Est-ce que ces mesures vont impacter l’immobilier de bureau ?

Ces deux points sont en effet au coeur du titre IV du projet de loi. Les mesures présentées pour lutter contre les passoires thermiques concernent les bâtiments résidentiels et visent, en outre, à lutter contre la précarité énergétique. Les bureaux ne seront pas impactés sur ce point mais ne sont néanmoins pas laissées pour compte avec le Décret Tertiaire. En revanche, la limitation de l’artificialisation des sols va bien impacter l’immobilier de bureau. En effet, l’article 48 « … tend à limiter l’artificialisation des sols et à aboutir, à terme, à l’absence de toute artificialisation nette de ceux-ci… ».

Les conséquences de l’étalement urbain sont multiples : biodiversité, climat et vie terrestre. Un sol artificialisé n’absorbe plus le CO2 et perd donc son rôle de puits de carbone. Il participe donc à la hausse du réchauffement climatique.

La programmation des opérations de bureaux devra donc intégrer cette composante en favorisant le renouvellement urbain et l’optimisation de la densité des espaces urbanisés.

Quelles seront les conséquences de cette loi sur le marché de la construction tertiaire selon vous ?

Le marché de la construction va devoir accompagner cette tendance structurelle qui vise à réduire le bilan carbone des opérations. D’abord, il s’agira de mieux maîtriser les impacts en termes d’émission de GES des phases de construction et de démolition. Pour ce faire, fabricants et constructeurs ont un rôle majeur à jouer en proposant des matériaux et équipements alternatifs moins carbonés et en se formant aux techniques de mise en oeuvre.

C’est une tendance que nous observons déjà et qui devrait s’intensifier : matériaux biosourcés, réemploi, etc.

Est-ce que cette nouvelle loi va favoriser le marché de la rénovation énergétique pour les immeubles tertiaires ?

De notre point de vue, cette loi ne va pas directement favoriser la rénovation énergétique pour les immeubles tertiaires. La notion de réversibilité des bâtiments peut-elle enfin émerger grâce à cette loi ? Les dispositions de l’article 54 introduisent une étude de potentiel de changement de destination du bâtiment qui pourrait entrer en vigueur au 1er janvier 2023. Un décret doit venir préciser « les catégories de bâtiments pour lesquelles cette étude doit être réalisée et son contenu ».

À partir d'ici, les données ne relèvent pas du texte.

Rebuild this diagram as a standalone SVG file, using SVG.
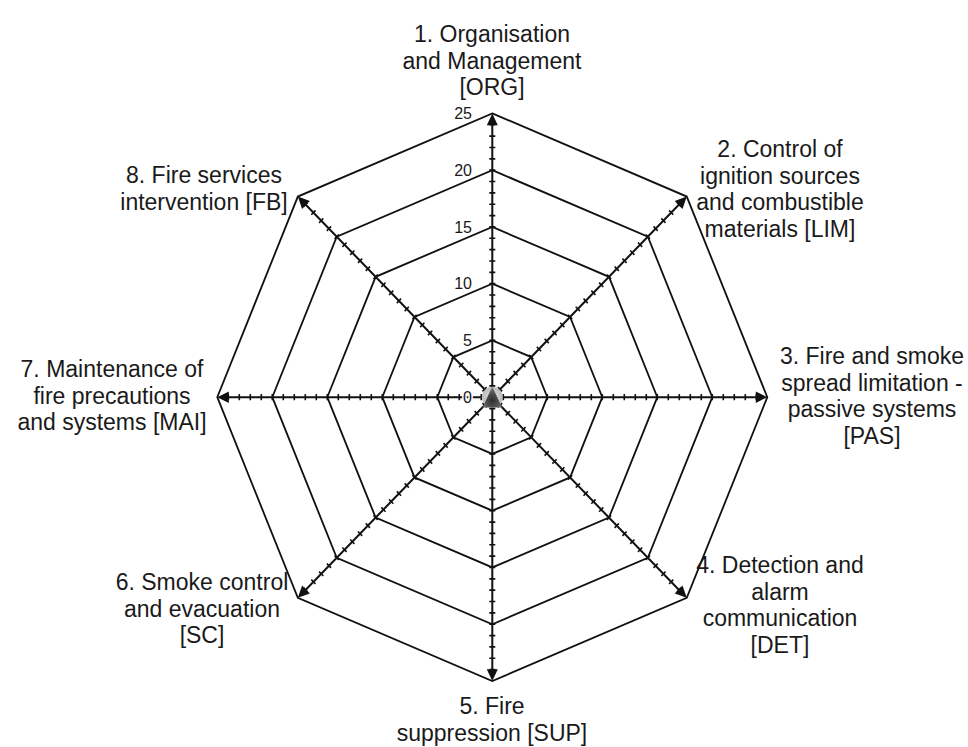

Certains acteurs de l’immobilier ont déjà ce réflexe. Pour les autres, ce projet de loi permettra de positionner la réversibilité dès la programmation pour limiter les démolitions et ainsi réutiliser des ressources existantes. Nous sommes convaincus qu’un actif immobilier conçu avec un potentiel de réversibilité et d’évolution future sera de nature à créer de la valeur. En ce sens, cette notion va nécessairement s’inscrire dans la durée.


Pour autant, des obstacles techniques fi nanciers et réglementaires demeurent, notamment dans le cadre de réhabilitation d’immeubles non conçus à cet effet. Il faudra les lever pour que la réversibilité, bien que de bon sens, ne devienne la norme.

Quels sont les sujets sur lesquels le législateur pourrait aller encore plus loin selon vous ?

Ce projet n’est qu’une étape dans le chemin réglementaire qui attend le secteur. Il est nécessaire de se réaligner sur les objectifs de rang supérieur, à savoir atteindre la neutralité carbone en France en 2050.